What this task involves
Start at the first line of the material below and retype each line through the one containing "(stop) at (339,977)", exactly.

Source data
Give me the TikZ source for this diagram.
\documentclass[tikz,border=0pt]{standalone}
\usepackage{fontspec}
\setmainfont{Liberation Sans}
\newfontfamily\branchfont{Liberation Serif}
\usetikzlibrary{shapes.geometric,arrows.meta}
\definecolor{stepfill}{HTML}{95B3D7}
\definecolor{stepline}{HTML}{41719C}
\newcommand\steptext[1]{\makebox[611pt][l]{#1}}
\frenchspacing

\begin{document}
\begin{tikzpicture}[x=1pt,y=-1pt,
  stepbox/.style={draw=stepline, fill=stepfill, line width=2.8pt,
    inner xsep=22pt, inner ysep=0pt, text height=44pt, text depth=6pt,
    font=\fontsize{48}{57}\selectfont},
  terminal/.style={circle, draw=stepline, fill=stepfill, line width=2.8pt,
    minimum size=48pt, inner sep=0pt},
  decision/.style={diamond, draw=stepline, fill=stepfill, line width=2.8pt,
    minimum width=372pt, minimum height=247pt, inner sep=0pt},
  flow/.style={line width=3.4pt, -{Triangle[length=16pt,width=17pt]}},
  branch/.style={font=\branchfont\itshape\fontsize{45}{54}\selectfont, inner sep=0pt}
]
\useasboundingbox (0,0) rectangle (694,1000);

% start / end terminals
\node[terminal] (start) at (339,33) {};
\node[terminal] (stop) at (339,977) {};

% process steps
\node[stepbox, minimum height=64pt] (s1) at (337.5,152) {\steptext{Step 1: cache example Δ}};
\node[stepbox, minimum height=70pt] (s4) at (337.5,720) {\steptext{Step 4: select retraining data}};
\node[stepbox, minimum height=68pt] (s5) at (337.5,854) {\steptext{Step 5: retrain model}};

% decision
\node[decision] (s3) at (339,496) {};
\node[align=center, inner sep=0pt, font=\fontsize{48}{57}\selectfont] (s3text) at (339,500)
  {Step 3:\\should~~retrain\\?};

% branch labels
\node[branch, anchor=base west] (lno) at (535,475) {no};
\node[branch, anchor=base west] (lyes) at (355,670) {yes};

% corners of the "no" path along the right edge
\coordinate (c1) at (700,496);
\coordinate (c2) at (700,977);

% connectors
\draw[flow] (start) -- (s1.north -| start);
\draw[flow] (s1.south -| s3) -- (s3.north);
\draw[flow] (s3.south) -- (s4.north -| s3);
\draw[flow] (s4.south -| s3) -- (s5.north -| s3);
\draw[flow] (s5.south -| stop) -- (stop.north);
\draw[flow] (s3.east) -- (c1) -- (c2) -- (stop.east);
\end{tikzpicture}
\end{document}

Completed task
Give me the TikZ source for this diagram.
\documentclass[tikz,border=0pt]{standalone}
\usepackage{fontspec}
\setmainfont{Liberation Sans}
\newfontfamily\branchfont{Liberation Serif}
\usetikzlibrary{shapes.geometric,arrows.meta}
\definecolor{stepfill}{HTML}{95B3D7}
\definecolor{stepline}{HTML}{41719C}
\newcommand\steptext[1]{\makebox[611pt][l]{#1}}
\frenchspacing

\begin{document}
\begin{tikzpicture}[x=1pt,y=-1pt,
  stepbox/.style={draw=stepline, fill=stepfill, line width=2.8pt,
    inner xsep=22pt, inner ysep=0pt, text height=44pt, text depth=6pt,
    font=\fontsize{48}{57}\selectfont},
  terminal/.style={circle, draw=stepline, fill=stepfill, line width=2.8pt,
    minimum size=48pt, inner sep=0pt},
  decision/.style={diamond, draw=stepline, fill=stepfill, line width=2.8pt,
    minimum width=372pt, minimum height=247pt, inner sep=0pt},
  flow/.style={line width=3.4pt, -{Triangle[length=16pt,width=17pt]}},
  branch/.style={font=\branchfont\itshape\fontsize{45}{54}\selectfont, inner sep=0pt}
]
\useasboundingbox (0,0) rectangle (694,1000);

% start / end terminals
\node[terminal] (start) at (339,33) {};
\node[terminal] (stop) at (339,977) {};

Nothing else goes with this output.